- Born: August 23, 1986 (age 39) Riyadh, Saudi Arabia
- Other names: Nahar the Mask

Comedy career
- Years active: 2007 – present
- Medium: Fashion, YouTube, television
- Genre: Fashion

= Nahar The Mask =

Nahar (المقنع نهار) is a Saudi fashion personality, born 23 August 1986, behind the persona of “The Mask”. He has appeared in several magazines, newspapers, and other media.

==Early life==

Nahar bin Mohammed was born in Riyadh, Saudi Arabia.

== Acting ==

Nahar began performing as an actor in school productions while studying at Dar Al Uloom University, from which he graduated in the summer of 2004.

After several commercial campaigns, in 2005 Nahar was approached by the Saudi author Meshal Alrasheed to play a role in several Saudi theater performances. Wa Al Nass Nyam was one of Nahar's most successful plays.

== The Mask ==

Nahar has said that he believes every artist must have their own personality and character. The concept of the mask is about self-awareness and emphasizing that the form in which God created us is outside our control, so we have to focus on what we wear and how we choose to present ourselves in front of others.

== Fashion career ==

Nahar became well known when his group gained a number of followers starting to notice differences.

Nahar had the goals of helping establish a Saudi language of fashion and to grow the Saudi fashion industry within the Gulf Cooperation Council, correcting misunderstandings about the fashion industry in Saudi society, and helping youth know how to represent their personality through their clothes.

===Harvey Nichols===

In 2012, Harvey Nichols signed Nahar to be the face of their campaign for the men's department as its only Saudi male model, followed by other projects such as Mini Chic By Nahar in 2013, Mix&Match by Nahar in 2012, and the Best of Britain Fashion Show as an art director in 2013.

===Local Brands===

Nahar collaborated with Nosh Designs' local brand on a designing workshop. In 2013, Nahar signed with T-shirt Art Company as the fashion & creative director for their spring/summer and fall/winter collections.

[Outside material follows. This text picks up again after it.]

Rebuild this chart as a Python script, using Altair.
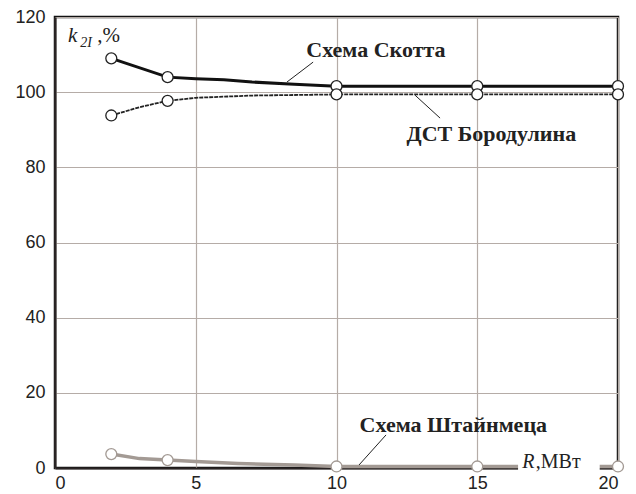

In 2014, Nahar signed with 38 Store as a creative director and host for their Nahar Triangle event in Riyadh.

===Kuwait===

In 2014, Nahar was approached by the Kuwaiti company 7 Media. He collaborated with Kuwaiti fashion company ALOSTOURA on a project called Nahar's Picks.

===TV appearances===

Nahar was featured on an episode of the TV show Sabah Alkeer Ya Arab on the MBC network in 2013.